In the book of Revelation 5:6, there is a passage that says that “And between the throne and the four living creatures and among the elders I saw a Lamb standing, as though it had been slain, with seven horns and with seven eyes, which are the seven spirits of God sent out into all the earth.” As we discussed what it must have looked like to have a lamb slain, I thought back to the bloody scene I witnessed.

We don’t like to think of the blood or the guts. We like things to be sanitary. We get our meat nicely packaged at the grocery store. Our streets are clean, our news is clean, our water comes out of the faucet clear, our clothes are clean and we have hand sanitizers in every location. It’s not considered polite to discuss the gory details of any event, especially dealing with blood.

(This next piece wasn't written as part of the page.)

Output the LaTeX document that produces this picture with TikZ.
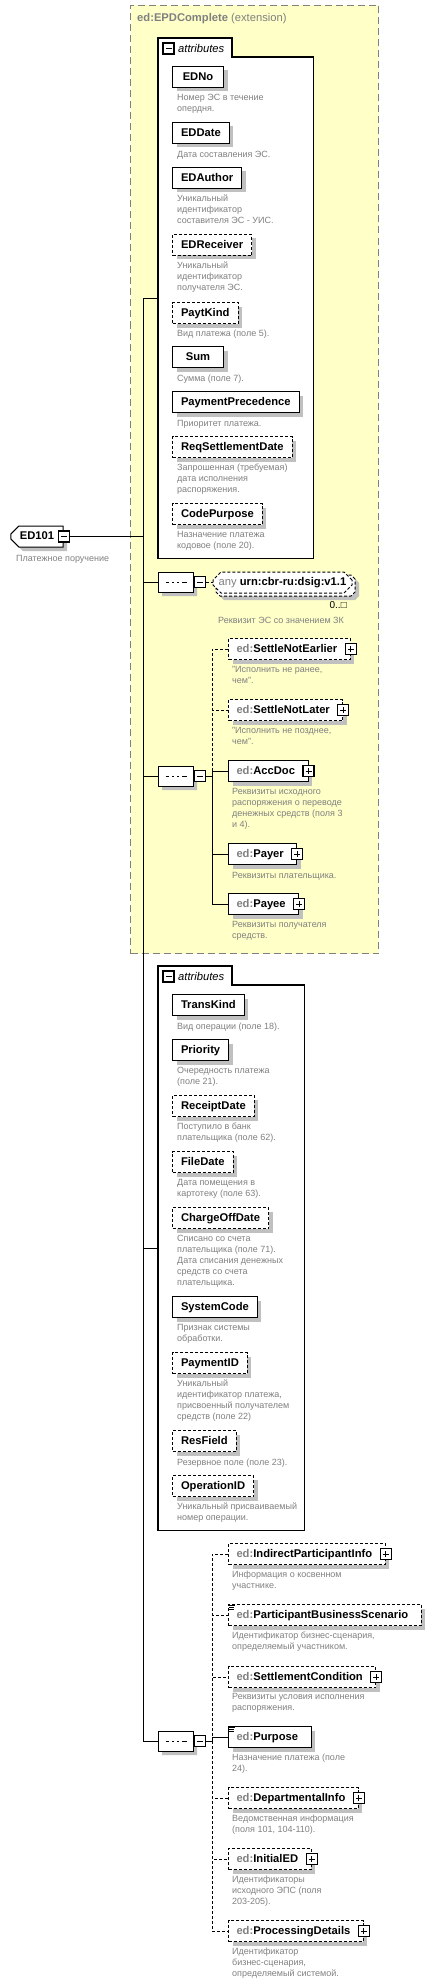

I think that’s one of the things I have noticed most about living in the United States. While we lived in a nice home in Pakistan, we weren’t always guaranteed clean water out of the faucet. I remember being quite upset several times when I turned on the faucet for my bath and the water ran brown.

Our treatment of Jesus’s sacrifice should not be sanitized. We need to accept the fact that it was a bloody mess. That he suffered and he felt every bit of the pain on the Cross. As we look at Good Friday as the day that commemorates Jesus on the Cross, we need to remember that He was the lamb that was slain from the foundation of the world (Rev. 13:8 and 1 Peter 1:20). Our Lord gave up every drop of blood for us. The least we can do is to acknowledge His sacrifice for us in the way it happened… not as a sanitized version of the cross, but a Cross full of God’s glory and His willingness to provide for us a spotless, sinless lamb who takes away the sins of the world. Amen.